Грачи прилетели. Рассудите нас, люди (Андреев) - страница 91

Омутной, еще ниже склонив голову, сопел над чашкой.

— У меня есть накладные, — заметил он нелюдимо.

У Кокуздова плакуче дрогнули губы. Коптильников обнадежил:

— Думаю, до суда дело не дойдет. Не допустят. Прохоров не допустит — тень на район.

— Не допустит? — Кокуздов оживился. — А Аребин? Этот добьется. Ему бояться нечего.

Ненавистное имя Аребина словно жгло Коптильникова, он взметнулся, схватил, не помня себя, стакан, плеснул чаем в лицо Кокуздова; тот, увернувшись, отпрянул к порогу.

— Что ты, Гордей Федорович?

— А ты что суешь мне своего Аребина? — хрипло, с бешенством крикнул Коптильников. — Аребин! Аребин! Подумаешь, птица! Устрашил!..

Через минуту, осознав нелепость своей вспышки, устало сел, концом полотенца вытер лоб.

— Прости, Кузьма… Садись, не бойся. — Правая щека его вздрогнула, и он придавил ее кулаком. Посидев так, с перекошенным лицом, успокоившись, проговорил задумчиво: — И на солнце, говорят, есть пятна, не то что на человеке. Не может быть человека без пятен. К Аребину приглядеться надо, и пятнышки вылезут наружу. — Коптильников навалился на стол. — Алгашова. Вот где он споткнется!

Омутной с Кокуздовым переглянулись украдкой — они знали о тайном неистовом его влечении к Наталье.

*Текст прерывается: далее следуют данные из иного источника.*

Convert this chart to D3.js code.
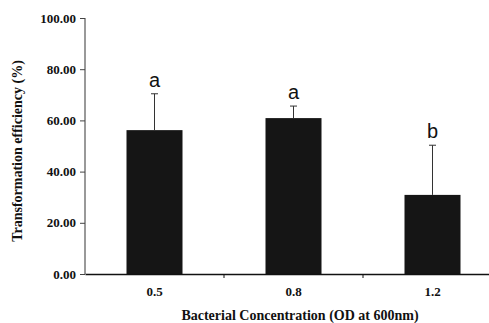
<!DOCTYPE html>
<html>
<head>
<meta charset="utf-8">
<script src="https://cdn.jsdelivr.net/npm/d3@7"></script>
<style>
body { margin: 0; background: #fff; }
.tick text { font-family: "Liberation Serif", "Times New Roman", serif; font-weight: bold; }
</style>
</head>
<body>
<svg class="chart" width="489" height="323"></svg>
<script>
// values
var concentrations = ["0.5", "0.8", "1.2"];
var efficiency = [56.2, 60.9, 30.9];
var errors = [14.2, 4.7, 19.4];
var letters = ["a", "a", "b"];
var yTicks = [0, 20, 40, 60, 80, 100];

var plotLeft = 85, plotTop = 18, plotBottom = 274;

var chart = d3.select(".chart");

var x = d3.scaleBand()
	.domain(concentrations)
	.range([plotLeft, plotLeft + 3 * 139])
	.padding(0);

var y = d3.scaleLinear()
	.domain([0, 100])
	.range([plotBottom, plotTop]);

var barW = 56;

// bars
chart.selectAll(".bar")
	.data(concentrations)
	.enter().append("rect")
	.attr("class", "bar")
	.attr("x", function(d) { return x(d) + x.bandwidth() / 2 - barW / 2; })
	.attr("y", function(d, i) { return y(efficiency[i]); })
	.attr("width", barW)
	.attr("height", function(d, i) { return plotBottom - y(efficiency[i]); })
	.attr("fill", "#151515");

// error bars (upper only)
var err = chart.selectAll(".err")
	.data(concentrations)
	.enter().append("g")
	.attr("class", "err")
	.attr("stroke", "#333")
	.attr("stroke-width", 1);

err.append("line")
	.attr("x1", function(d) { return x(d) + x.bandwidth() / 2; })
	.attr("x2", function(d) { return x(d) + x.bandwidth() / 2; })
	.attr("y1", function(d, i) { return y(efficiency[i]); })
	.attr("y2", function(d, i) { return y(efficiency[i] + errors[i]); });

err.append("line")
	.attr("x1", function(d) { return x(d) + x.bandwidth() / 2 - 3.5; })
	.attr("x2", function(d) { return x(d) + x.bandwidth() / 2 + 3.5; })
	.attr("y1", function(d, i) { return y(efficiency[i] + errors[i]); })
	.attr("y2", function(d, i) { return y(efficiency[i] + errors[i]); });

// significance letters
chart.selectAll(".letter")
	.data(concentrations)
	.enter().append("text")
	.attr("class", "letter")
	.attr("x", function(d) { return x(d) + x.bandwidth() / 2; })
	.attr("y", function(d, i) { return y(efficiency[i] + errors[i]) - 7; })
	.attr("text-anchor", "middle")
	.style("font-family", "Liberation Sans, Arial, sans-serif")
	.style("font-size", "20px")
	.attr("fill", "#111")
	.text(function(d, i) { return letters[i]; });

// y axis
var yAxis = chart.append("g")
	.attr("transform", "translate(" + plotLeft + ",0)")
	.call(d3.axisLeft(y).tickValues(yTicks).tickSize(5).tickPadding(4)
		.tickFormat(d3.format(".2f")));
yAxis.select(".domain").attr("stroke", "#777").attr("stroke-width", 1.5).attr("d", "M0," + plotTop + "V" + plotBottom);
yAxis.selectAll(".tick line").attr("stroke", "#444");
yAxis.selectAll(".tick text").style("font-size", "13px").attr("fill", "#111");

// x axis
var xAxis = chart.append("g")
	.attr("transform", "translate(0," + plotBottom + ")")
	.call(d3.axisBottom(x).tickSize(0).tickPadding(13));
xAxis.select(".domain").attr("stroke", "#111").attr("stroke-width", 1.5);
xAxis.selectAll(".tick text").style("font-size", "13px").attr("fill", "#111");

// ticks between categories
chart.selectAll(".sep")
	.data(concentrations.slice(1))
	.enter().append("line")
	.attr("class", "sep")
	.attr("x1", function(d) { return x(d); })
	.attr("x2", function(d) { return x(d); })
	.attr("y1", plotBottom)
	.attr("y2", plotBottom + 4)
	.attr("stroke", "#111");

// axis titles
chart.append("text")
	.attr("x", 300)
	.attr("y", 320)
	.attr("text-anchor", "middle")
	.style("font-family", "Liberation Serif, Times New Roman, serif")
	.style("font-weight", "bold")
	.style("font-size", "14px")
	.attr("fill", "#111")
	.text("Bacterial Concentration (OD at 600nm)");

chart.append("text")
	.attr("transform", "translate(22,151) rotate(-90)")
	.attr("text-anchor", "middle")
	.style("font-family", "Liberation Serif, Times New Roman, serif")
	.style("font-weight", "bold")
	.style("font-size", "14px")
	.attr("fill", "#111")
	.text("Transformation efficiency (%)");
</script>
</body>
</html>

— Подстеречь, застать на месте и ославить на весь район! Вот каких, мол, присылают, жену и сына в Москву отправил, а сам тут с бабами валандается… Сейчас за моральным поведением руководителя следят в подзорную трубу, так мне сказал один сведущий человек…

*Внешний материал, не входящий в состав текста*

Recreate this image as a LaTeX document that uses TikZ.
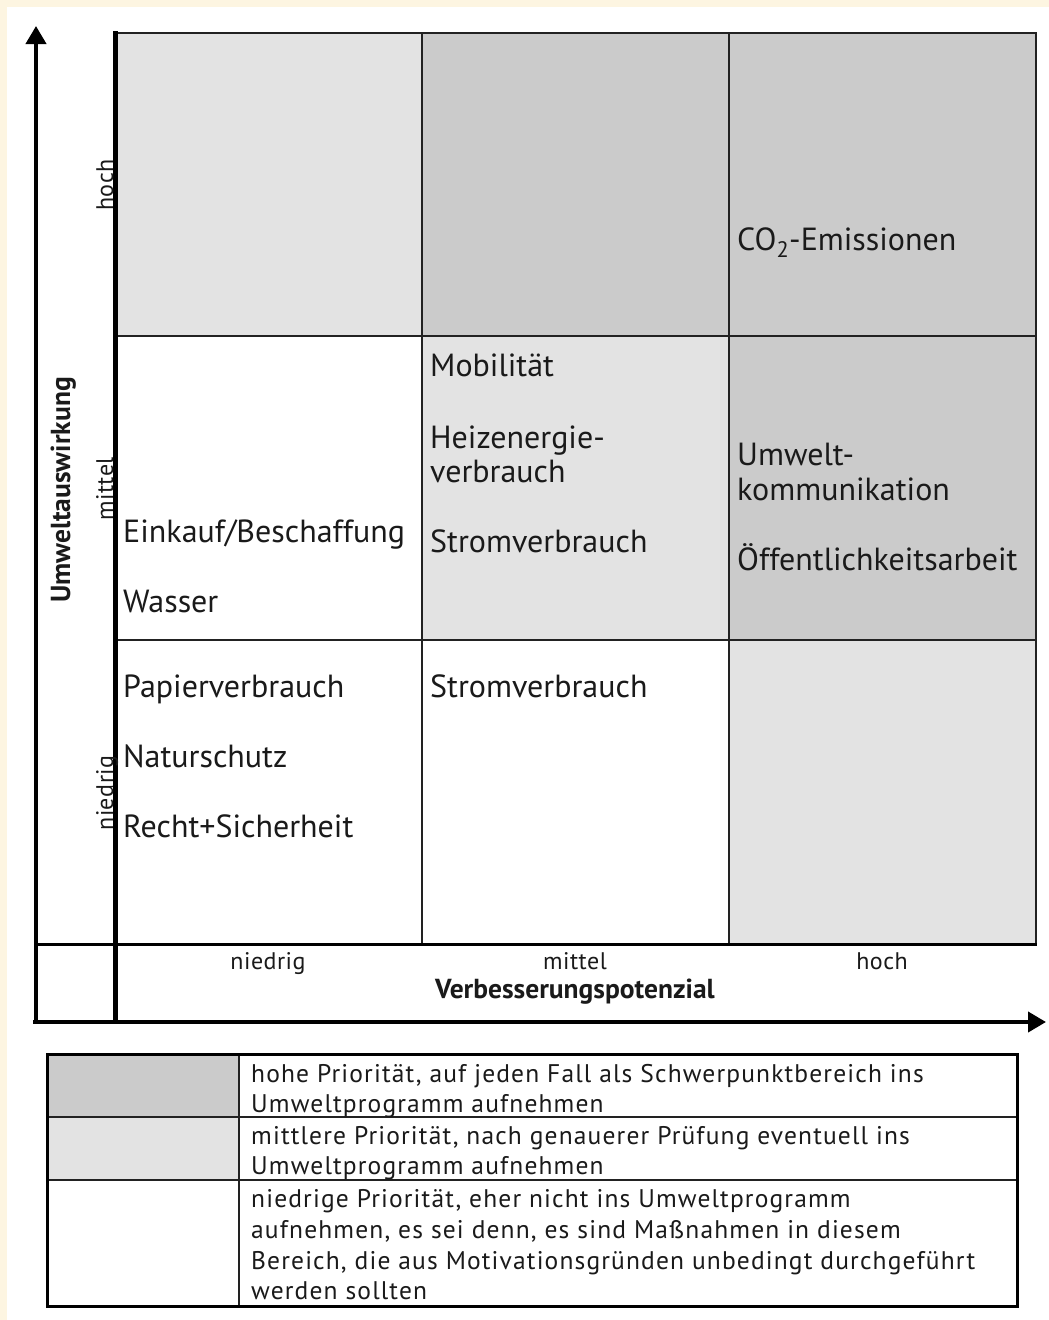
\documentclass[tikz,border=0pt]{standalone}
\usepackage{fontspec}
\setmainfont{PT Sans}
\usetikzlibrary{arrows.meta}
\definecolor{cream}{HTML}{FDF5E1}
\definecolor{hi}{HTML}{CBCBCB}
\definecolor{mid}{HTML}{E3E3E3}
\definecolor{ink}{HTML}{222222}
\definecolor{txt}{HTML}{1A1A1A}
\tikzset{
  cell/.style={draw=ink, line width=2.2pt, minimum width=307pt, minimum height=304pt, inner sep=0pt, outer sep=0pt, anchor=north west},
  item/.style={anchor=base west, inner sep=0pt, text=txt, font=\fontsize{32}{34}\selectfont},
  tick/.style={anchor=base, inner sep=0pt, text=txt, font=\fontsize{24}{26}\selectfont\addfontfeature{LetterSpace=2}},
  vtick/.style={tick, rotate=90},
  title/.style={anchor=base, inner sep=0pt, text=txt, font=\fontsize{27.5}{30}\selectfont\bfseries},
  legtxt/.style={anchor=base west, inner sep=0pt, text=txt, font=\fontsize{25.5}{31}\selectfont\addfontfeature{LetterSpace=4.5}},
  axis/.style={line width=4pt, draw=black, -{Triangle[length=18pt,width=20pt]}},
  frame/.style={line width=5pt, draw=black},
}
\begin{document}
\begin{tikzpicture}[x=1pt,y=-1pt]
\useasboundingbox (0,0) rectangle (1049,1320);
\fill[cream] (0,0) rectangle (1049,1320);
\fill[white] (7,7) rectangle (1049,1320);

% grid cells
\node[cell, fill=mid] (c11) at (115,33) {};
\node[cell, fill=hi]  (c12) at (422,33) {};
\node[cell, fill=hi]  (c13) at (729,33) {};
\node[cell, fill=white] (c21) at (115,336) {};
\node[cell, fill=mid] (c22) at (422,336) {};
\node[cell, fill=hi]  (c23) at (729,336) {};
\node[cell, fill=white] (c31) at (115,640) {};
\node[cell, fill=white] (c32) at (422,640) {};
\node[cell, fill=mid] (c33) at (729,640) {};

% frame lines
\coordinate (origin) at (36,1022);
\coordinate (ytip) at (36,26);
\coordinate (xstart) at (33,1022);
\coordinate (xtip) at (1046,1022);
\coordinate (vtop) at (115,31);
\coordinate (vbot) at (115,1022);
\coordinate (hl) at (36,944);
\coordinate (hr) at (1037,944);
\draw[line width=3pt] (hl) -- (hr);
\draw[frame] (vtop) -- (vbot);
\draw[axis] (origin) -- (ytip);
\draw[axis] (xstart) -- (xtip);

% cell texts
\node[item] (t1) at (737,250) {CO\textsubscript{2}-Emissionen};
\node[item] (t2) at (430,376) {Mobilität};
\node[item] (t3) at (430,448) {Heizenergie-};
\node[item] (t3b) at (430,482) {verbrauch};
\node[item] (t4) at (430,552) {Stromverbrauch};
\node[item] (t5) at (737,465) {Umwelt-};
\node[item] (t5b) at (737,500) {kommunikation};
\node[item] (t6) at (737,570) {Öffentlichkeitsarbeit};
\node[item] (t7) at (123,542) {Einkauf/Beschaffung};
\node[item] (t8) at (123,612) {Wasser};
\node[item] (t9) at (123,697) {Papierverbrauch};
\node[item] (t10) at (123,767) {Naturschutz};
\node[item] (t11) at (123,837) {Recht+Sicherheit};
\node[item] (t12) at (430,697) {Stromverbrauch};

% axis labels
\node[vtick] (yh) at (113,185) {hoch};
\node[vtick] (ym) at (113,489) {mittel};
\node[vtick] (yn) at (113,793) {niedrig};
\node[title, rotate=90] (ytitle) at (70,490) {Umweltauswirkung};
\node[tick] (xn) at (268,969) {niedrig};
\node[tick] (xm) at (575,969) {mittel};
\node[tick] (xh) at (882,969) {hoch};
\node[title] (xtitle) at (575,998) {Verbesserungspotenzial};

% legend
\fill[hi] (47,1054) rectangle (239,1117);
\fill[mid] (47,1117) rectangle (239,1180);
\coordinate (lg1) at (47,1054);
\coordinate (lg2) at (1017,1306);
\coordinate (lc1) at (239,1054);
\coordinate (lc2) at (239,1306);
\coordinate (lr1a) at (47,1117);
\coordinate (lr1b) at (1017,1117);
\coordinate (lr2a) at (47,1180);
\coordinate (lr2b) at (1017,1180);
\draw[ink, line width=2pt] (lc1) -- (lc2) (lr1a) -- (lr1b) (lr2a) -- (lr2b);
\draw[black, line width=3pt] (lg1) rectangle (lg2);
\node[legtxt] (l1) at (251,1082) {hohe Priorität, auf jeden Fall als Schwerpunktbereich ins};
\node[legtxt] (l1b) at (251,1112) {Umweltprogramm aufnehmen};
\node[legtxt] (l2) at (251,1144) {mittlere Priorität, nach genauerer Prüfung eventuell ins};
\node[legtxt] (l2b) at (251,1174) {Umweltprogramm aufnehmen};
\node[legtxt] (l3) at (251,1207) {niedrige Priorität, eher nicht ins Umweltprogramm};
\node[legtxt] (l3b) at (251,1238) {aufnehmen, es sei denn, es sind Maßnahmen in diesem};
\node[legtxt] (l3c) at (251,1269) {Bereich, die aus Motivationsgründen unbedingt durchgeführt};
\node[legtxt] (l3d) at (251,1299) {werden sollten};
\end{tikzpicture}
\end{document}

Кузьма Кокуздов мелко, совестливо усмехнулся.

— Неудобно как-то… ловить на этом.

— А воровать просо удобно? — Щека Коптильникова опять недобро дернулась.

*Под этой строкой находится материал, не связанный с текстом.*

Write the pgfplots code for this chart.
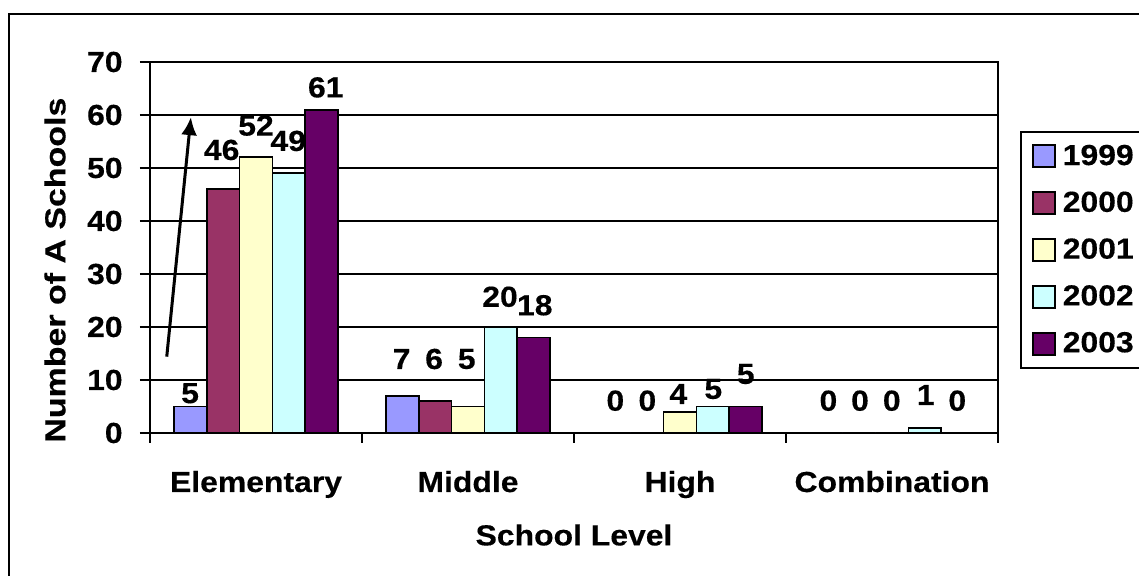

Кокуздов предусмотрительно отступил подальше от стола: не то что стакан — и самовар может полететь.

— Я, Гордей Федорович, не возражаю. Я могу и подстеречь.

— Поймите, дурачье! — Коптильников вылез из-за стола, стремительно прошел к порогу; за спиной на концах полотенца махали красными крыльями петухи. — Не дать расцвести его авторитету. В этом ваше спасение. Авторитета нет — значит, веры нет! — Он вернулся к столу, сел. — Пейте чай.

Кокуздов пристроился к уголку стола, робко подал хозяину пустую чашку. Коптильников, наливая чай, позвал жену. Она вынырнула из-за цветистой занавески, черненькая и проворная. Коптильников кивнул на разлитый по столу чай.

— Вытри!

20

Как ни торопился Аребин, сев начали двумя днями позже колхозов района. Машинам, посланным за семенами, сильно досталось: они с неистовым напряжением прокладывали себе путь, штурмуя непролазные, залитые клейкой грязью овраги. Каждую машину сопровождали три грузчика. Они везли доски, бревна, лопаты и тросы и прежде чем рискнуть проскочить какую-нибудь трясинистую низину, устилали колеи «подсобными материалами», прорывали канавы, отводили воду. Потом хватались за крылья, за борта и, багровея от натуги, крича, проталкивали грузовик. А он, выбравшись на твердый грунт, «протягивал руку помощи» идущей следом машине.